REQUEST ▸ Print the listing from its top line through the line containing "0.005, 0.031, 0.042, 0.039, 0.054, 0.019]", nothing more, and leave out the pictures.
-=-=-=-=-
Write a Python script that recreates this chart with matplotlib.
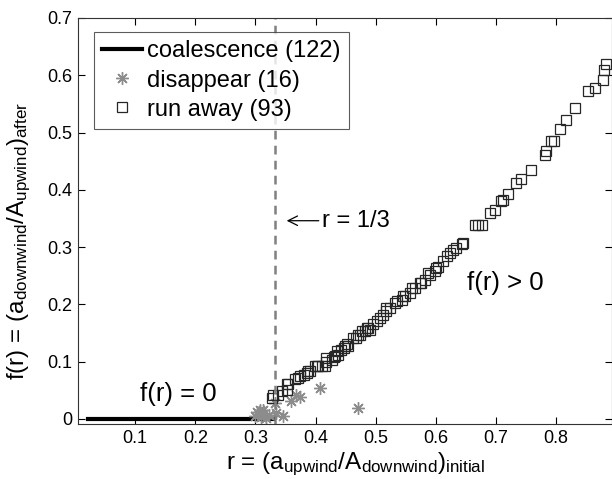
import matplotlib
matplotlib.use("Agg")
import matplotlib.pyplot as plt
from matplotlib.ticker import FuncFormatter

plt.rcParams['font.family'] = ['Liberation Sans', 'DejaVu Sans']
plt.rcParams['mathtext.default'] = 'regular'

# event names and counts shown in the legend
event_names = ['coalescence', 'disappear', 'run away']
event_counts = [122, 16, 93]

# coalescence events: f(r) = 0 over the low-r range
coalescence_r = [0.022, 0.035, 0.05, 0.065, 0.08, 0.1, 0.12, 0.14, 0.16, 0.18,
                 0.2, 0.22, 0.24, 0.26, 0.28, 0.29, 0.3, 0.31, 0.32, 0.33]
coalescence_f = [0.0] * len(coalescence_r)

# disappearing dunes
disappear_r = [0.299, 0.302, 0.307, 0.310, 0.312, 0.313, 0.318, 0.322, 0.333, 0.335,
               0.346, 0.360, 0.368, 0.374, 0.407, 0.471]
disappear_f = [0.005, 0.012, 0.016, 0.004, 0.015, 0.008, 0.002, 0.006, 0.028, 0.010,
               0.005, 0.031, 0.042, 0.039, 0.054, 0.019]

# run-away dunes
runaway_r = [0.327, 0.330, 0.338, 0.345, 0.352, 0.352, 0.355, 0.366, 0.371, 0.374,
             0.380, 0.385, 0.388, 0.391, 0.399, 0.402, 0.404, 0.410, 0.416, 0.418,
             0.418, 0.427, 0.430, 0.432, 0.435, 0.438, 0.443, 0.447, 0.449, 0.452,
             0.454, 0.463, 0.468, 0.471, 0.474, 0.477, 0.482, 0.485, 0.488, 0.490,
             0.496, 0.502, 0.507, 0.512, 0.518, 0.518, 0.524, 0.532, 0.535, 0.543,
             0.546, 0.549, 0.557, 0.560, 0.565, 0.573, 0.576, 0.582, 0.587, 0.590,
             0.598, 0.601, 0.604, 0.612, 0.618, 0.623, 0.629, 0.634, 0.643, 0.645,
             0.665, 0.670, 0.676, 0.690, 0.698, 0.709, 0.712, 0.720, 0.734, 0.742,
             0.759, 0.781, 0.784, 0.792, 0.797, 0.806, 0.817, 0.831, 0.853, 0.864,
             0.878, 0.880, 0.883]
runaway_f = [0.037, 0.042, 0.042, 0.048, 0.051, 0.060, 0.060, 0.069, 0.072, 0.074,
             0.077, 0.080, 0.083, 0.083, 0.092, 0.092, 0.092, 0.093, 0.092, 0.100,
             0.106, 0.103, 0.108, 0.109, 0.118, 0.112, 0.121, 0.124, 0.127, 0.130,
             0.127, 0.141, 0.141, 0.146, 0.147, 0.153, 0.153, 0.159, 0.159, 0.156,
             0.165, 0.170, 0.176, 0.182, 0.188, 0.194, 0.194, 0.202, 0.205, 0.208,
             0.214, 0.214, 0.220, 0.229, 0.229, 0.237, 0.237, 0.243, 0.255, 0.252,
             0.258, 0.264, 0.266, 0.275, 0.284, 0.290, 0.294, 0.298, 0.306, 0.307,
             0.339, 0.339, 0.339, 0.360, 0.365, 0.380, 0.383, 0.392, 0.412, 0.418,
             0.435, 0.461, 0.467, 0.485, 0.485, 0.506, 0.522, 0.543, 0.572, 0.578,
             0.592, 0.610, 0.620]

r_threshold = 1 / 3

labels = [f'{name} ({n})' for name, n in zip(event_names, event_counts)]

fig = plt.figure(figsize=(6.12, 4.79), dpi=100)
ax = fig.add_axes([78 / 612, 1 - 424 / 479, 534 / 612, 406 / 479])

ax.plot(coalescence_r, coalescence_f, color='black', lw=3, label=labels[0])
ax.plot(disappear_r, disappear_f, ls='none', marker=(8, 2, 0), ms=9, mew=1,
        color='0.55', label=labels[1])
ax.plot(runaway_r, runaway_f, ls='none', marker='s', ms=6.8, mew=0.9,
        mfc='none', mec='0.15', label=labels[2])

ax.axvline(r_threshold, color='0.5', ls=(0, (3.5, 2.5)), lw=1.8)
ax.annotate('r = 1/3', xy=(0.352, 0.346), xytext=(0.41, 0.346),
            ha='left', va='center', fontsize=17,
            arrowprops=dict(arrowstyle='->', lw=0.9, color='black',
                            shrinkA=0, shrinkB=0))

ax.text(0.171, 0.044, 'f(r) = 0', fontsize=18.5, ha='center', va='center')
ax.text(0.716, 0.237, 'f(r) > 0', fontsize=18.5, ha='center', va='center')

ax.set_xlim(0.005, 0.893)
ax.set_ylim(-0.009, 0.7)
ax.set_xticks([0.1, 0.2, 0.3, 0.4, 0.5, 0.6, 0.7, 0.8])
ax.set_yticks([0, 0.1, 0.2, 0.3, 0.4, 0.5, 0.6, 0.7])
ax.yaxis.set_major_formatter(FuncFormatter(lambda v, p: f'{v:g}'))
ax.tick_params(direction='in', top=True, right=True, length=5, width=0.8,
               labelsize=13, pad=4)
for sp in ax.spines.values():
    sp.set_linewidth(0.8)
    sp.set_color('0.2')

ax.set_xlabel(r'r = (a$_{upwind}$/A$_{downwind}$)$_{initial}$', fontsize=17.5)
ax.set_ylabel(r'f(r) = (a$_{downwind}$/A$_{upwind}$)$_{after}$', fontsize=17.5)
ax.xaxis.set_label_coords(0.519, -0.066)
ax.yaxis.set_label_coords(-0.085, 0.45)

leg = ax.legend(loc='upper left', bbox_to_anchor=(0.03, 0.965), borderaxespad=0,
                fontsize=17, frameon=True, fancybox=False, edgecolor='0.2',
                handlelength=1.7, handletextpad=0.2, labelspacing=0.3,
                borderpad=0.35)
leg.get_frame().set_linewidth(0.8)

fig.savefig('out.png', dpi=100)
-=-=-=-=-
EXPECTED OUTPUT ▸
Write a Python script that recreates this chart with matplotlib.
import matplotlib
matplotlib.use("Agg")
import matplotlib.pyplot as plt
from matplotlib.ticker import FuncFormatter

plt.rcParams['font.family'] = ['Liberation Sans', 'DejaVu Sans']
plt.rcParams['mathtext.default'] = 'regular'

# event names and counts shown in the legend
event_names = ['coalescence', 'disappear', 'run away']
event_counts = [122, 16, 93]

# coalescence events: f(r) = 0 over the low-r range
coalescence_r = [0.022, 0.035, 0.05, 0.065, 0.08, 0.1, 0.12, 0.14, 0.16, 0.18,
                 0.2, 0.22, 0.24, 0.26, 0.28, 0.29, 0.3, 0.31, 0.32, 0.33]
coalescence_f = [0.0] * len(coalescence_r)

# disappearing dunes
disappear_r = [0.299, 0.302, 0.307, 0.310, 0.312, 0.313, 0.318, 0.322, 0.333, 0.335,
               0.346, 0.360, 0.368, 0.374, 0.407, 0.471]
disappear_f = [0.005, 0.012, 0.016, 0.004, 0.015, 0.008, 0.002, 0.006, 0.028, 0.010,
               0.005, 0.031, 0.042, 0.039, 0.054, 0.019]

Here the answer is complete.